Bien entendu également, ce bilan pourra lui-même être revisité, après réflexion qui en corrigera le premier temps.
Exemple : je me promène avec un de mes petits enfants, dont je tiens la main (satisfaction) sur un trottoir étroit (vigilance), il m'échappe (bouffée d'Adrénaline - peur), une voiture passe (panique), un piéton plus alerte et plus prôche se précipite (espoir), le rattrappe (soulagement), et me le ramène (soulagement). A aucun moment de cette chaîne la Tristesse Spinoziste n'a pu apparaître car le Corps seul a agi (au sens courant rappelé plus haute) et mes états de conscience n'ont été que le corrélat (E2P7) des actions de mon Corps.

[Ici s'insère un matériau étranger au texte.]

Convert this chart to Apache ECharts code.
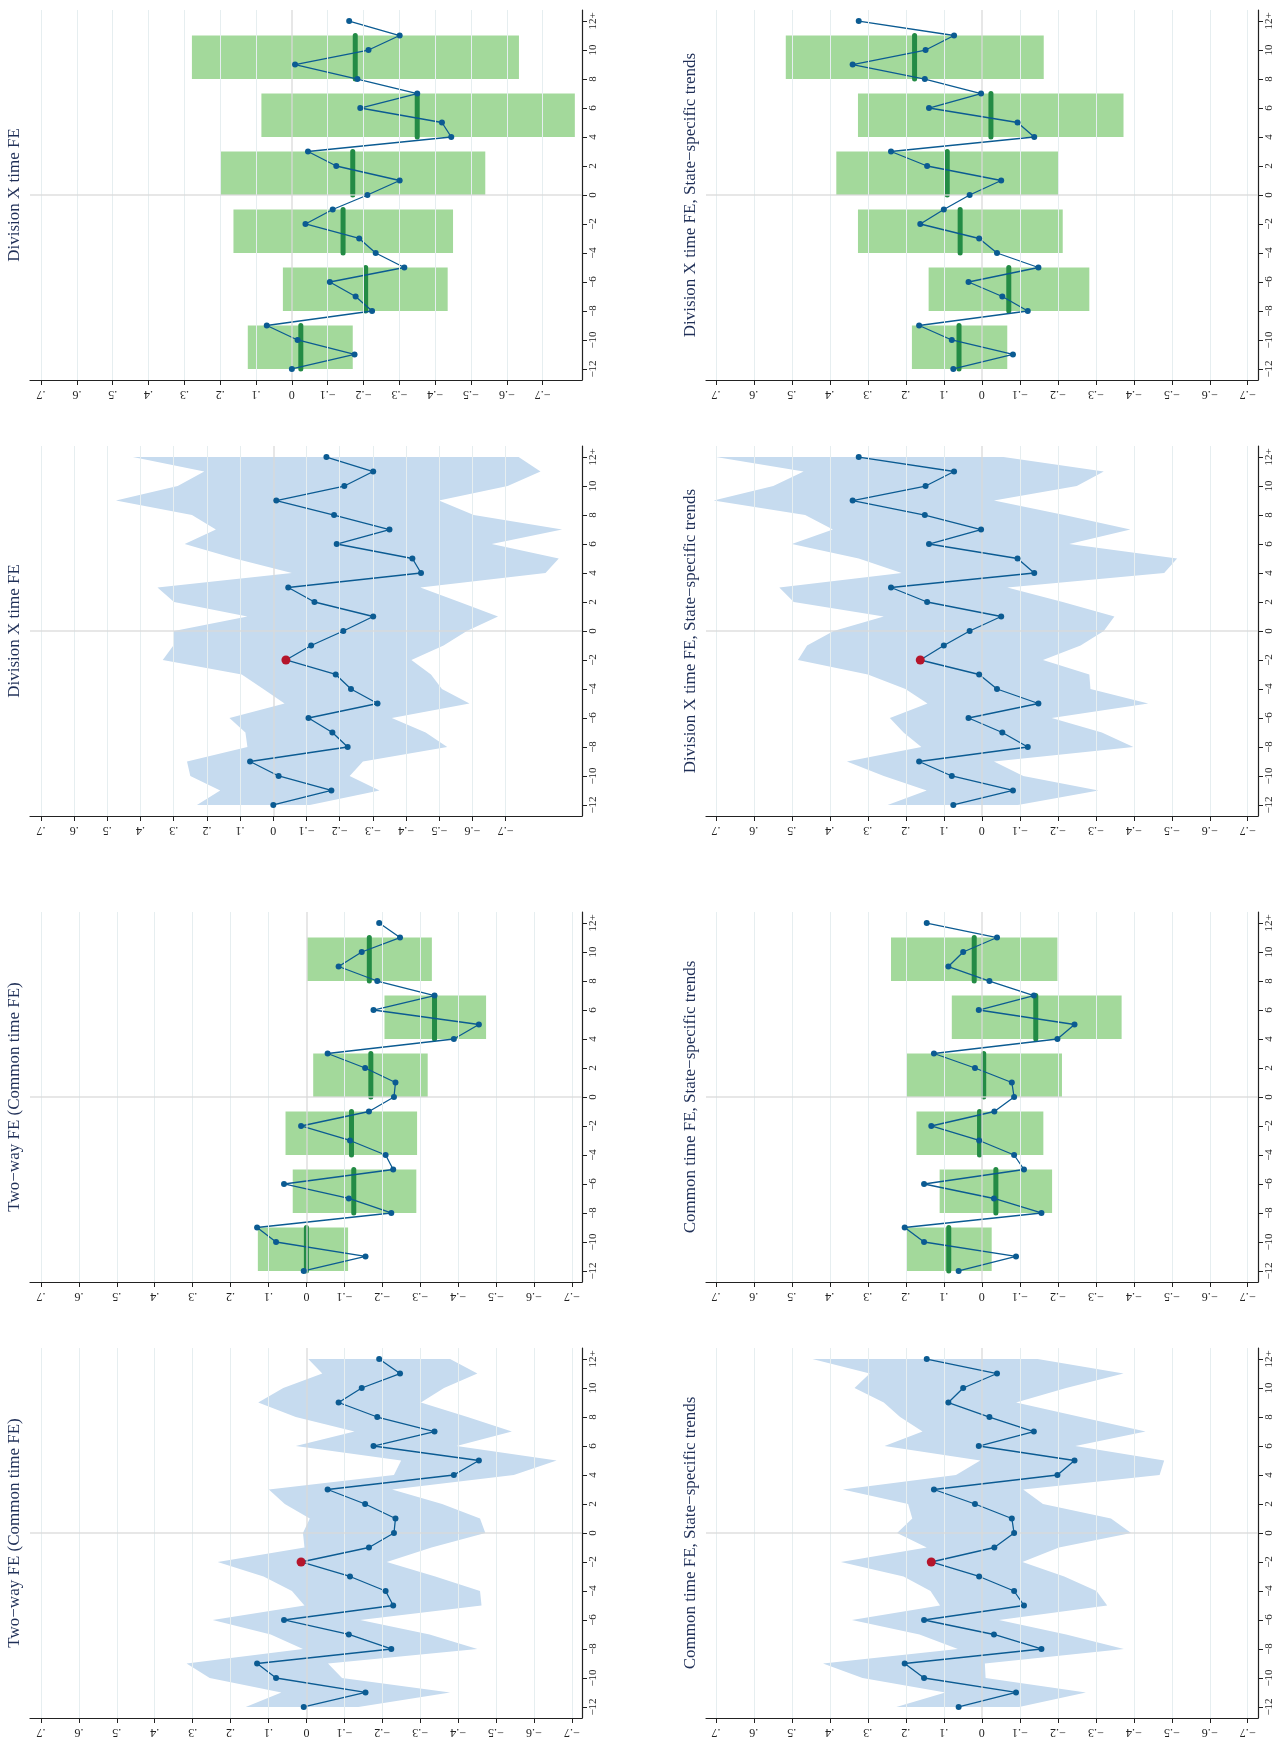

Mais au terme de cet épisode "phénoménal", de cette tranche de Durée, un bilan intervient qui provoque la Joie. (je suis bien passé d'un Etat 1 à un Etat 2).
Quelques minutes ou heures plus tard, d'autres choses (causes), conscientes ou non, vont se réenchaîner, plus ou moins à mon insu, et je suis susceptible de refaire un nouveau bilan, tiré du même épisode, aggrémenté des réflexions ultérieures, qui me conduira peut-être à un affect de Tristesse.
Quelle que soit la situation, le même enchaînement des faits produira des enchaînements d'action/réaction différents, en fonction de l'histoire de chacun, de son entraînement à la situation rencontrée, de sa préparation à la situation rencontrée, etc.
Ce qui signifie que, selon chacun, le processus automatisme/arrêt bilan sera totalement différent : le chasseur entraîné versus le débutant ; l'arrière d'une équipe de rugby chevronné versus le débutant ; la première garde à vue ou mise en accusation versus l'habitué ; etc.
Enfin, rappelons que, pour Spinoza, les processus du corps social sont de même nature que ceux individuels. Cette analyse peut donc être poursuivie.